Exactly reproduce the lines of the listing below from the one containing "Output the web" through the one containing "Statista', srcFont, 105);". Skip the images.

_ _ _ _ _ _ _

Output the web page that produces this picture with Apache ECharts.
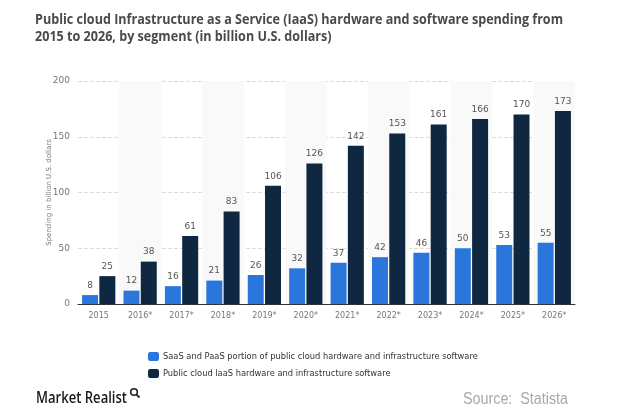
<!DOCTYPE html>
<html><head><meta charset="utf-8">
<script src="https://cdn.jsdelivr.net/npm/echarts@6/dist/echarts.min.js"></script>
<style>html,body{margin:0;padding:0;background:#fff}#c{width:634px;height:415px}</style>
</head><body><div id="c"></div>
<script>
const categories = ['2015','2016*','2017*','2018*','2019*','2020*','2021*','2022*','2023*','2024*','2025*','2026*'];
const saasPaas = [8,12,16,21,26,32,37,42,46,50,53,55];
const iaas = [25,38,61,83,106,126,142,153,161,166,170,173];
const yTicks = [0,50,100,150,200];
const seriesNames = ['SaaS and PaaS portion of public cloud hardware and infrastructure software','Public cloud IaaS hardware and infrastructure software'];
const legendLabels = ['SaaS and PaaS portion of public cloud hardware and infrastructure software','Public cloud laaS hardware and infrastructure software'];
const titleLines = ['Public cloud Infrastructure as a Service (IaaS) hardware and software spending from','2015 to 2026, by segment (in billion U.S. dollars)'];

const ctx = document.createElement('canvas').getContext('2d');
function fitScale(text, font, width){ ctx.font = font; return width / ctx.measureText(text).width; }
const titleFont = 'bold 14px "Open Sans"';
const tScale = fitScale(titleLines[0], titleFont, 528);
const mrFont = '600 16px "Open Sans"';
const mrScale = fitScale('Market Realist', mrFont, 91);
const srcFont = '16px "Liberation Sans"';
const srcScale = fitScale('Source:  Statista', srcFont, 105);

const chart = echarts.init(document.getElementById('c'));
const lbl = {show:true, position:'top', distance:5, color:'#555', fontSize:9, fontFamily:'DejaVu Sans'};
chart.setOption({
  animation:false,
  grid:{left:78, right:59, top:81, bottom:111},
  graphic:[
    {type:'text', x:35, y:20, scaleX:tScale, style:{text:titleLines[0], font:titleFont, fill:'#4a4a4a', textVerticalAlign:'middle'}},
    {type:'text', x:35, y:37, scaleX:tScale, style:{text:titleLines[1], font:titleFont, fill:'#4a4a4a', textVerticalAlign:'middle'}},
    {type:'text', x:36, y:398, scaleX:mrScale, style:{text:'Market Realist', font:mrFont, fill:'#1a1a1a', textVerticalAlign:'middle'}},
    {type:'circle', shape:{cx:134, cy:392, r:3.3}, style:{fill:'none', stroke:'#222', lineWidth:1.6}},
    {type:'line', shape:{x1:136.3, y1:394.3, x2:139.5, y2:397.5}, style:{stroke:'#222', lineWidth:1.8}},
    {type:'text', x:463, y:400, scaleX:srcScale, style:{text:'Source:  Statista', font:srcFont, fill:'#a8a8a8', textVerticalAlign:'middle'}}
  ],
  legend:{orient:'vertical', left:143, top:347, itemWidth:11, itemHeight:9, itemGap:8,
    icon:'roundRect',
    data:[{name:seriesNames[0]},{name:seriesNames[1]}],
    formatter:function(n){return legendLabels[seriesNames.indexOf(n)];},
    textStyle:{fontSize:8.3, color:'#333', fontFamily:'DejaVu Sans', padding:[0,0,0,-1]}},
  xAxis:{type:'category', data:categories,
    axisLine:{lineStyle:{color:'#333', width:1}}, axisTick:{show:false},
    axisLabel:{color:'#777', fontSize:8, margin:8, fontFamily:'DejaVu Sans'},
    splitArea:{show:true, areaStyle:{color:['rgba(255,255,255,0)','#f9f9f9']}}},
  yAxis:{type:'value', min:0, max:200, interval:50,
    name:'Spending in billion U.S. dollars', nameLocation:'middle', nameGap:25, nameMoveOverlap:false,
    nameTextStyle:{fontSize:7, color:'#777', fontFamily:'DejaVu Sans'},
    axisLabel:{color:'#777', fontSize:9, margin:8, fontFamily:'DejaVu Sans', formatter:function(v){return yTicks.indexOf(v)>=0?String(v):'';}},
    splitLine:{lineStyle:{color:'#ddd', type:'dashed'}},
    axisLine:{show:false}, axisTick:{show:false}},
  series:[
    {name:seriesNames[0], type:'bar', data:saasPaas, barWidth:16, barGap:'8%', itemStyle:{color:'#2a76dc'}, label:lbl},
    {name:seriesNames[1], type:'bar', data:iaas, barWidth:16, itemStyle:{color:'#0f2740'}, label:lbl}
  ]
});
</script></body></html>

_ _ _ _ _ _ _

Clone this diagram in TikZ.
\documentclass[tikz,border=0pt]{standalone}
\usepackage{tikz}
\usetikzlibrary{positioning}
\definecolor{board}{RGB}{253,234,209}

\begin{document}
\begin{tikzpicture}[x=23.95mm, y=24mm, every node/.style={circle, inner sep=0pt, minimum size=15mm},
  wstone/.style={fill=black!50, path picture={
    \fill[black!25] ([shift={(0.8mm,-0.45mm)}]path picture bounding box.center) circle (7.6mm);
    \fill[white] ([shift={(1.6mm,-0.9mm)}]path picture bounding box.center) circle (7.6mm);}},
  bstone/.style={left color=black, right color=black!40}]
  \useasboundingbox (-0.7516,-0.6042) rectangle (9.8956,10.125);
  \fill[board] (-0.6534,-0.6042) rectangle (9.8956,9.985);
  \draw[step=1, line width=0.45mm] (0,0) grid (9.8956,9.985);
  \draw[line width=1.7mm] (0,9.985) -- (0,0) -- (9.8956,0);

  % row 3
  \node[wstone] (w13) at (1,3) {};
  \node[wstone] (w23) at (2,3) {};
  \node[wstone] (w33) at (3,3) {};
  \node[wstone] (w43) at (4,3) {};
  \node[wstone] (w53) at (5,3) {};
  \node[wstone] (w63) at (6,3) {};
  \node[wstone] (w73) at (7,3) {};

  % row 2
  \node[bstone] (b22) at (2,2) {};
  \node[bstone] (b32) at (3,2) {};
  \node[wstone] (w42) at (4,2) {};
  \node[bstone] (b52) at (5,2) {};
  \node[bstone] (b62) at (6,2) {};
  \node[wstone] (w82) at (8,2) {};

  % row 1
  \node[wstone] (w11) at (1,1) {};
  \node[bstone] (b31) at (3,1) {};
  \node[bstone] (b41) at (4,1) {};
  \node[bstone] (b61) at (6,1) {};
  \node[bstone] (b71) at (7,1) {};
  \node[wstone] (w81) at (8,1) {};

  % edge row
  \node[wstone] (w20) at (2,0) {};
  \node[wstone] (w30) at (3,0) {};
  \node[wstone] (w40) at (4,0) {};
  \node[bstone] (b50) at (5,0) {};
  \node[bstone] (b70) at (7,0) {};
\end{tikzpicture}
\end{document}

_ _ _ _ _ _ _

### Result for this exercise:
Output the web page that produces this picture with Apache ECharts.
<!DOCTYPE html>
<html><head><meta charset="utf-8">
<script src="https://cdn.jsdelivr.net/npm/echarts@6/dist/echarts.min.js"></script>
<style>html,body{margin:0;padding:0;background:#fff}#c{width:634px;height:415px}</style>
</head><body><div id="c"></div>
<script>
const categories = ['2015','2016*','2017*','2018*','2019*','2020*','2021*','2022*','2023*','2024*','2025*','2026*'];
const saasPaas = [8,12,16,21,26,32,37,42,46,50,53,55];
const iaas = [25,38,61,83,106,126,142,153,161,166,170,173];
const yTicks = [0,50,100,150,200];
const seriesNames = ['SaaS and PaaS portion of public cloud hardware and infrastructure software','Public cloud IaaS hardware and infrastructure software'];
const legendLabels = ['SaaS and PaaS portion of public cloud hardware and infrastructure software','Public cloud laaS hardware and infrastructure software'];
const titleLines = ['Public cloud Infrastructure as a Service (IaaS) hardware and software spending from','2015 to 2026, by segment (in billion U.S. dollars)'];

const ctx = document.createElement('canvas').getContext('2d');
function fitScale(text, font, width){ ctx.font = font; return width / ctx.measureText(text).width; }
const titleFont = 'bold 14px "Open Sans"';
const tScale = fitScale(titleLines[0], titleFont, 528);
const mrFont = '600 16px "Open Sans"';
const mrScale = fitScale('Market Realist', mrFont, 91);
const srcFont = '16px "Liberation Sans"';
const srcScale = fitScale('Source:  Statista', srcFont, 105);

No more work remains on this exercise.